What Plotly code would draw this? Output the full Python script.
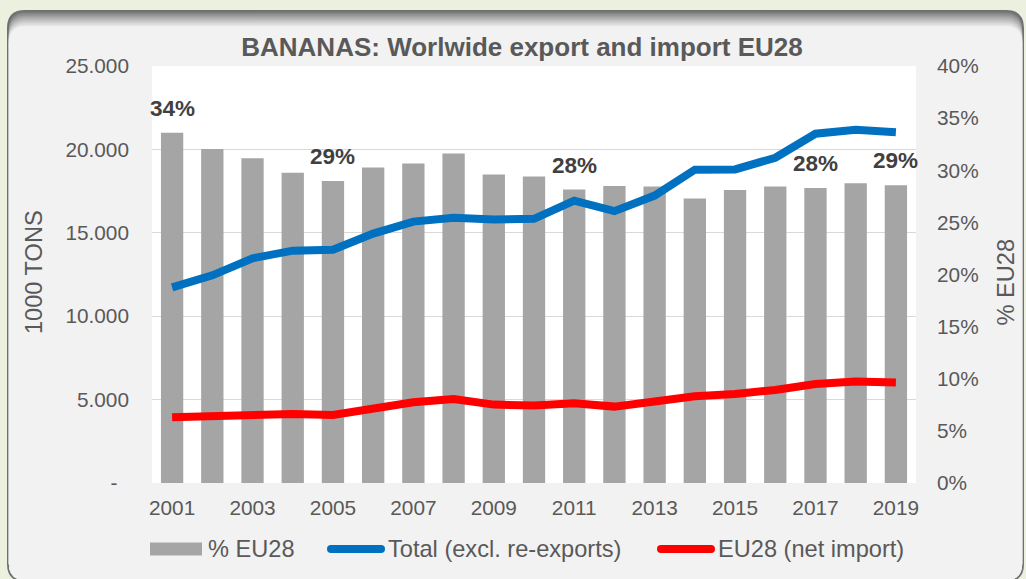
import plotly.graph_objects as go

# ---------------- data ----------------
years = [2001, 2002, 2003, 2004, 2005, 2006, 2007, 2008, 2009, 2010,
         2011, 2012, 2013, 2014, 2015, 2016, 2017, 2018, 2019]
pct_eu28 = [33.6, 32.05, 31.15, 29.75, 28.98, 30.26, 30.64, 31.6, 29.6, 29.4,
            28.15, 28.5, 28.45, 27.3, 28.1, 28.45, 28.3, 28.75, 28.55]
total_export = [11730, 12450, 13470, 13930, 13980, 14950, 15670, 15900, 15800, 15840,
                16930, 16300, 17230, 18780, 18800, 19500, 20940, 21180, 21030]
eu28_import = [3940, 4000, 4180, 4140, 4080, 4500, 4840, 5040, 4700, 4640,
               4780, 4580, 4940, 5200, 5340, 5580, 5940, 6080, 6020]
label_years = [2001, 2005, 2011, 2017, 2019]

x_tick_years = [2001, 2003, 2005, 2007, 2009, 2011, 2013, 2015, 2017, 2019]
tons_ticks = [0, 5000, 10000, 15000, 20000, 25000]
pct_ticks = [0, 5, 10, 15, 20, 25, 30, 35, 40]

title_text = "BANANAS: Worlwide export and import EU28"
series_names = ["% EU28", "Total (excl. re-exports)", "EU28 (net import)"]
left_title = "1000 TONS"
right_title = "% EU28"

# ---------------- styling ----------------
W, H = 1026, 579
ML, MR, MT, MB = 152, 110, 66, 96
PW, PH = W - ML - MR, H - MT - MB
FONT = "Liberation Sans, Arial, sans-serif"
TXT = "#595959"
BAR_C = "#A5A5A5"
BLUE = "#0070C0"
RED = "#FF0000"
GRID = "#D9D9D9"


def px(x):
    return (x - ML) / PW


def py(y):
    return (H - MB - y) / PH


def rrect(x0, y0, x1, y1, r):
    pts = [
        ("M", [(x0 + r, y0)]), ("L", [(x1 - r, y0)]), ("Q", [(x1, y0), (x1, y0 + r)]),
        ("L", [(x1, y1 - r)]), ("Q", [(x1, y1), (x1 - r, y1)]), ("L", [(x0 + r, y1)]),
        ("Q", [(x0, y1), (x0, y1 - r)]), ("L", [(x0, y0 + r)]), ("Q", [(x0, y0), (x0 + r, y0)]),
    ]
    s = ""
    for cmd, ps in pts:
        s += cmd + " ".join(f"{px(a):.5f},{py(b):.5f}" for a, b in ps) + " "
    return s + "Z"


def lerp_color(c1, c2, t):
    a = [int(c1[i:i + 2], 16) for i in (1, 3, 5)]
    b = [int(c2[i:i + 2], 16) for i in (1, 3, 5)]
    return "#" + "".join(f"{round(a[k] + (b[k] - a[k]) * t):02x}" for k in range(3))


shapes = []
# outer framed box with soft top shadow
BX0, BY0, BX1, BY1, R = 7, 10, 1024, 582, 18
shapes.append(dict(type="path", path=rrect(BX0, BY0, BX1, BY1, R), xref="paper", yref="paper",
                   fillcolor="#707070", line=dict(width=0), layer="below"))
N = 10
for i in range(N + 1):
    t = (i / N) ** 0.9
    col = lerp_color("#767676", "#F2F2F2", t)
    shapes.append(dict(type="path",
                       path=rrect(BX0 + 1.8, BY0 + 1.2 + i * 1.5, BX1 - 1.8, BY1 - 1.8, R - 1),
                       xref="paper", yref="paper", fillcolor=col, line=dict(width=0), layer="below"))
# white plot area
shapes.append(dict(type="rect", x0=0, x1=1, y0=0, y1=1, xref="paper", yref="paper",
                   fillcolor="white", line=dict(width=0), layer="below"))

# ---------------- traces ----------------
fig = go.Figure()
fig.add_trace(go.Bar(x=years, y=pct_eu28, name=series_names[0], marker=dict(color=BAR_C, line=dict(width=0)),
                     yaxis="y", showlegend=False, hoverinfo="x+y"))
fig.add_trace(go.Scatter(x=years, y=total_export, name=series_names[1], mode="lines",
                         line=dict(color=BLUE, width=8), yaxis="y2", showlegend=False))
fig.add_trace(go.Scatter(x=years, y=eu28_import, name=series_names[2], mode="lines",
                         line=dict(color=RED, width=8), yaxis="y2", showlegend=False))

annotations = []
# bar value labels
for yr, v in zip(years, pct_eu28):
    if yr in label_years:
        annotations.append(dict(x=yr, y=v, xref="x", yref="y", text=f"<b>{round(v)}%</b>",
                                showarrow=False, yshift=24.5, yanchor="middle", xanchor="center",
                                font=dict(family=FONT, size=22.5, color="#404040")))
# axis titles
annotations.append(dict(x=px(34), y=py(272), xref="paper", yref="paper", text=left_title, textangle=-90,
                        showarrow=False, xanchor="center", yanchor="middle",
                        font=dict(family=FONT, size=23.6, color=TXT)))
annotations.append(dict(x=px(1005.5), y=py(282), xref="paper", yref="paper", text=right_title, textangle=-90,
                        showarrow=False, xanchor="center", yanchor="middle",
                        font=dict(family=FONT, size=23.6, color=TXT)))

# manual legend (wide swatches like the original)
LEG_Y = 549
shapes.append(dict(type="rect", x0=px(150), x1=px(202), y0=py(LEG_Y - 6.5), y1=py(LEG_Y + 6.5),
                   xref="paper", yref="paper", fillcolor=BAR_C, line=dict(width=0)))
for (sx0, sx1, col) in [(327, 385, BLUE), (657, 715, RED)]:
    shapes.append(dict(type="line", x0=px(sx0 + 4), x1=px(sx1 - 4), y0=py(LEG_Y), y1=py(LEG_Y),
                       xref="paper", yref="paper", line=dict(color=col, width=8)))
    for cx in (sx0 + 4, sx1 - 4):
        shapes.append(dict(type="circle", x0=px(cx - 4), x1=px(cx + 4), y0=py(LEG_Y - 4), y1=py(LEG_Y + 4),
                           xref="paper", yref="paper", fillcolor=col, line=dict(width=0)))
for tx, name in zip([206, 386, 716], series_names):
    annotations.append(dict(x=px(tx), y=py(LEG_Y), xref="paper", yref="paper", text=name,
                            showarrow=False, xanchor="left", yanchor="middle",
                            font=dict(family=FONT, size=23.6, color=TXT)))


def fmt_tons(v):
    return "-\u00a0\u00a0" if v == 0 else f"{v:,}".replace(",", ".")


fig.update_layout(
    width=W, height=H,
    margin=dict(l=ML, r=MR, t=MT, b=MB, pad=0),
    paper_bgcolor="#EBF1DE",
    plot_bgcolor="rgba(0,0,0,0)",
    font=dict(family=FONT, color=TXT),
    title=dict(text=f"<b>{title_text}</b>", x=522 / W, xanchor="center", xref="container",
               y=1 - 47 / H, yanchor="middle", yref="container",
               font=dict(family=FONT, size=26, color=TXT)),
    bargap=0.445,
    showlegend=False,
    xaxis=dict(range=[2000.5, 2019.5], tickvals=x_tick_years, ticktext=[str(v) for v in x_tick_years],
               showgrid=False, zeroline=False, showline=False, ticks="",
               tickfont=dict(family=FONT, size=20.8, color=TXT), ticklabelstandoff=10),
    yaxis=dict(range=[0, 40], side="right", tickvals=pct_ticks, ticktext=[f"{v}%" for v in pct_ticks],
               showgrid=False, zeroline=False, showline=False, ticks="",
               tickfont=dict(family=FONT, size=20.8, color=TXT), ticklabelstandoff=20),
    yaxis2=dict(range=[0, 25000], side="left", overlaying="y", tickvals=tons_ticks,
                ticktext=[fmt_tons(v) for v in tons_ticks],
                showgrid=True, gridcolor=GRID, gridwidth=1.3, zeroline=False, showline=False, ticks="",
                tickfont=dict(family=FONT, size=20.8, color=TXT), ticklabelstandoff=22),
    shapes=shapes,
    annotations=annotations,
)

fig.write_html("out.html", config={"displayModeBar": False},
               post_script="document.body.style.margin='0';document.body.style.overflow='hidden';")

----

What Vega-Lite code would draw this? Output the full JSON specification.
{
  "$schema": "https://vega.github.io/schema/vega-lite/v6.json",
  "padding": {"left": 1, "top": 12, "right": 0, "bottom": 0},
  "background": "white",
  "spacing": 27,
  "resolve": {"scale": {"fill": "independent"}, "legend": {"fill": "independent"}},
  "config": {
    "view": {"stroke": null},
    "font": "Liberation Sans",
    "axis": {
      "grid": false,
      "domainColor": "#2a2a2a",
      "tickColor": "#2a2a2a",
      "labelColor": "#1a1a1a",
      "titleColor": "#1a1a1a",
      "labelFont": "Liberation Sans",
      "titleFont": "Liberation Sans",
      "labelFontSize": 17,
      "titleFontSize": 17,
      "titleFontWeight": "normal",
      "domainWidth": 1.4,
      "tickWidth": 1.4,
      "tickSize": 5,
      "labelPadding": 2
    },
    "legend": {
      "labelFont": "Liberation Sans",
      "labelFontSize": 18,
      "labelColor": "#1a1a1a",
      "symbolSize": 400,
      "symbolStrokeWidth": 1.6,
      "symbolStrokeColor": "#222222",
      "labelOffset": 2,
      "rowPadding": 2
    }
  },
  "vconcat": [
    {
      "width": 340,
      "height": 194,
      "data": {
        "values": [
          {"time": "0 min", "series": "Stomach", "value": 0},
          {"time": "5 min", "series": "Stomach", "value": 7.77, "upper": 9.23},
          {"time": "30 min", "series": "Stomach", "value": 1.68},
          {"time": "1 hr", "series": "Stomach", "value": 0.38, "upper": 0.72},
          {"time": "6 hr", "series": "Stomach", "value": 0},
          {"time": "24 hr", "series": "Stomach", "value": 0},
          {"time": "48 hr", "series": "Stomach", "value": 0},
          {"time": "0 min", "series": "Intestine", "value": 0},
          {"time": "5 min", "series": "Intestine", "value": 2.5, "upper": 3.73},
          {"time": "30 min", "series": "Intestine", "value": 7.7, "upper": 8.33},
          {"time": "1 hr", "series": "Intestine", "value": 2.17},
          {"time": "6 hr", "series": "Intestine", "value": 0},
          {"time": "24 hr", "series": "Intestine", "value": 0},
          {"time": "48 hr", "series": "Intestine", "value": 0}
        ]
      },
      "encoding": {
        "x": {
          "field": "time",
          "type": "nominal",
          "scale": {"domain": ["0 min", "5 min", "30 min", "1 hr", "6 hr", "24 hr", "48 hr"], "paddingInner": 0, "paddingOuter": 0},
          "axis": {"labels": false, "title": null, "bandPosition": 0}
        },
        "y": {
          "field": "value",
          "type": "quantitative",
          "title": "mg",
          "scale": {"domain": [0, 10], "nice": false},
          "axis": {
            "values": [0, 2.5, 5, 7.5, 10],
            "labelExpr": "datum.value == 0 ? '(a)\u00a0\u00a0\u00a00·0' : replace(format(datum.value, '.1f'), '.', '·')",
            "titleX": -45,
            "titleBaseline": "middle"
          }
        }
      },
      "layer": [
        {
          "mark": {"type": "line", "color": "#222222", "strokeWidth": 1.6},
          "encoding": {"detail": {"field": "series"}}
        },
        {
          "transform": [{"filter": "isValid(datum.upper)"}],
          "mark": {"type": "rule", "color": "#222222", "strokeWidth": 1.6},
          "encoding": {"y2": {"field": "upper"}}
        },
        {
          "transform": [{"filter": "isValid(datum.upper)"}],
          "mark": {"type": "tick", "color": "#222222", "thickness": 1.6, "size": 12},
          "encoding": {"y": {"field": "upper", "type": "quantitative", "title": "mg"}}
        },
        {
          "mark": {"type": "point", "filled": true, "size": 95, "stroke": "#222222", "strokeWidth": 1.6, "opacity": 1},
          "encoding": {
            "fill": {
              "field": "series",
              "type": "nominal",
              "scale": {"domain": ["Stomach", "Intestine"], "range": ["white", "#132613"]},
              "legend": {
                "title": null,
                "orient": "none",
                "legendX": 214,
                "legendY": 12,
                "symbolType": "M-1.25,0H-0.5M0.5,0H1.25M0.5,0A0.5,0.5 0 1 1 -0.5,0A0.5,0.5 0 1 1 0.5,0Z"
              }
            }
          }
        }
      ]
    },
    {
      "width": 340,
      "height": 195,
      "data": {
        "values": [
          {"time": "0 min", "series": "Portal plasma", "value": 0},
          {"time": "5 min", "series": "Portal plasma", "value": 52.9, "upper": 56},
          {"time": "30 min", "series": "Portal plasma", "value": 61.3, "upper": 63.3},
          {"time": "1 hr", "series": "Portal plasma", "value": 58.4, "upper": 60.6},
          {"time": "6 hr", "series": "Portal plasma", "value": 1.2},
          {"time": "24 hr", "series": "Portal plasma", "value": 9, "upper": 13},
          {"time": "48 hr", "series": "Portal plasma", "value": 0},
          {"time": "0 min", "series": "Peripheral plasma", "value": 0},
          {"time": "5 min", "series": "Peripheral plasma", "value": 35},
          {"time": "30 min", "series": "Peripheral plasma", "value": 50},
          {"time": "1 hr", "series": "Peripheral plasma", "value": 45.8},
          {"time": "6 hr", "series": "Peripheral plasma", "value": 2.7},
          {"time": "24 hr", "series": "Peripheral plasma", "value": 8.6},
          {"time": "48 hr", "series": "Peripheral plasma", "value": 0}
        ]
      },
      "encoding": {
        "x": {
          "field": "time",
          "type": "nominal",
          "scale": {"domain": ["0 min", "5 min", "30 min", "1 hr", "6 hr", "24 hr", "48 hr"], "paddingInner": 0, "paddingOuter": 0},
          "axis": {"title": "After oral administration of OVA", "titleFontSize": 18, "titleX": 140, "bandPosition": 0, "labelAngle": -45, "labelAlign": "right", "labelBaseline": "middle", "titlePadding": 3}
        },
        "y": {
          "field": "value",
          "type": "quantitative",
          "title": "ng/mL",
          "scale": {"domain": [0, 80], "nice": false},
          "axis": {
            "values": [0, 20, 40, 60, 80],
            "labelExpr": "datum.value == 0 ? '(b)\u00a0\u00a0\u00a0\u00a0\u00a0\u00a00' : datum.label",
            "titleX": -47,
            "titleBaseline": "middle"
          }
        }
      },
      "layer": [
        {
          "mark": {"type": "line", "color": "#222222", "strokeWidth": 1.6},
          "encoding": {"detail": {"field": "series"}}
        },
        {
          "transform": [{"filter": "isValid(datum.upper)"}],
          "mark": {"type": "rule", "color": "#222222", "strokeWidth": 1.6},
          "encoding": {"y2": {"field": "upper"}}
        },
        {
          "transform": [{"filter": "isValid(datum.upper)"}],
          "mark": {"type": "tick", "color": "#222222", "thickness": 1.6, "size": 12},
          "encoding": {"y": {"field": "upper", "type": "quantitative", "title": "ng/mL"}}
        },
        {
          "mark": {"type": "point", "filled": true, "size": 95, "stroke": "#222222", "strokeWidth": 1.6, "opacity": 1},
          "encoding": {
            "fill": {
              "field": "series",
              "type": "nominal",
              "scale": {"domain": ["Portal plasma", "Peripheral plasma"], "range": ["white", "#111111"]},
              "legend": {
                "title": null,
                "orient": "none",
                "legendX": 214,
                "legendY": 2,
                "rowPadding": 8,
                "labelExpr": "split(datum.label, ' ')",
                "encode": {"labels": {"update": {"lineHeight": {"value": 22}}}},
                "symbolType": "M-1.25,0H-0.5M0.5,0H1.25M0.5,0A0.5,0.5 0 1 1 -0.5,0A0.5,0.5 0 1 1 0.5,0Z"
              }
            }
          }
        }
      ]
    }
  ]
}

----

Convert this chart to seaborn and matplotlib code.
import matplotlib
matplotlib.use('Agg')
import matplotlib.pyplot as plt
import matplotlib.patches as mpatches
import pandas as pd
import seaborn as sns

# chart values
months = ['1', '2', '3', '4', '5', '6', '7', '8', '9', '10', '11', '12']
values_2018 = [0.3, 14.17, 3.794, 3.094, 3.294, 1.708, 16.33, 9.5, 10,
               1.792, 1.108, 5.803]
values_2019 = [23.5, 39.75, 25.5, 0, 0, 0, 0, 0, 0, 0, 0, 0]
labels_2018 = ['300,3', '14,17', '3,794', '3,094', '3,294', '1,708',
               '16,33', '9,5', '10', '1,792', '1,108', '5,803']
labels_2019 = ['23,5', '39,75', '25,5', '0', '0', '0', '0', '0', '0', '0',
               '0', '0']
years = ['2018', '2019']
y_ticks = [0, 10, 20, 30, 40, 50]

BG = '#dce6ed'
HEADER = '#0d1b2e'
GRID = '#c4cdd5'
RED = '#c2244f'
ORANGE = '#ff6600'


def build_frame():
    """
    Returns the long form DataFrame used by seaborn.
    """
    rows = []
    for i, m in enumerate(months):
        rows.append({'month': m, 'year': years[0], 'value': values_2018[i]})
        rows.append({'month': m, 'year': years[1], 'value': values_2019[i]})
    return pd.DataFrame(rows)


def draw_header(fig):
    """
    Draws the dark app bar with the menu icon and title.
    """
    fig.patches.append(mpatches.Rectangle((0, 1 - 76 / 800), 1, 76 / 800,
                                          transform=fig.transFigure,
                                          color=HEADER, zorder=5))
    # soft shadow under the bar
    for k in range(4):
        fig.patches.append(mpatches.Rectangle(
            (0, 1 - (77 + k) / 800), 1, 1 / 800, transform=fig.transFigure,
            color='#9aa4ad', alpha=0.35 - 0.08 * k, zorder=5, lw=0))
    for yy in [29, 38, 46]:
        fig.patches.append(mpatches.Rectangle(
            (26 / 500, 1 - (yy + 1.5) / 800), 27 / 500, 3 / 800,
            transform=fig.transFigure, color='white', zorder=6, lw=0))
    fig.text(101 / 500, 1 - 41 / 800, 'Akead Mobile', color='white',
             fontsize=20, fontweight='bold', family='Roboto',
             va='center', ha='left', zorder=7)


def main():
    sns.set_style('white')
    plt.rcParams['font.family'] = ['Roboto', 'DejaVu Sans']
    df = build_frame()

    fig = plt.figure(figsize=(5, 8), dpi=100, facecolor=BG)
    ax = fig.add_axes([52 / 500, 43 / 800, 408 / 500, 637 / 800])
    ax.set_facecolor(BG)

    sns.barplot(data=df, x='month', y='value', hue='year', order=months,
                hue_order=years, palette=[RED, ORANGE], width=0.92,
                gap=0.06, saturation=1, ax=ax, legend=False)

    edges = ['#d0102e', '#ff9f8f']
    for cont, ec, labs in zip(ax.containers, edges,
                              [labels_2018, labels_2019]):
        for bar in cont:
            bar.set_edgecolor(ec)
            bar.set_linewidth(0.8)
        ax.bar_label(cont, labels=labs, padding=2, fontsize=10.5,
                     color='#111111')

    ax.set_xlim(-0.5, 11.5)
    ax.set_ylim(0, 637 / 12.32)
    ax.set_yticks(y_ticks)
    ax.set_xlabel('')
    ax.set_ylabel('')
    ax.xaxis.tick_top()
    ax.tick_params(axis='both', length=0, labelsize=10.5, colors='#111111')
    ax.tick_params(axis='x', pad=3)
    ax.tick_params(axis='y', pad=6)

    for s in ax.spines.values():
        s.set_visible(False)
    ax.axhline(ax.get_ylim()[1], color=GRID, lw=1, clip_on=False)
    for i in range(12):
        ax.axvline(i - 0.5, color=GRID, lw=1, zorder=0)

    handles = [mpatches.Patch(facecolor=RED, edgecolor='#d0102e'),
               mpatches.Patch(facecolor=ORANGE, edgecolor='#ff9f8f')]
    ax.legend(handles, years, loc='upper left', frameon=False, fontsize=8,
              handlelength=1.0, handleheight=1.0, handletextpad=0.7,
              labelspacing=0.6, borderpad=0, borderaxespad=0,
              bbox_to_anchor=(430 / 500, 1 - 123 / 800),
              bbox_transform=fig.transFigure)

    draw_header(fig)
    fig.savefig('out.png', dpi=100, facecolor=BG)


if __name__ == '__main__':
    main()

----

YOUR INSTRUCTIONS - Identify lines with the string "full". Copy each one.

SOLUTION TO THE EXERCISE -
What Plotly code would draw this? Output the full Python script.
What Vega-Lite code would draw this? Output the full JSON specification.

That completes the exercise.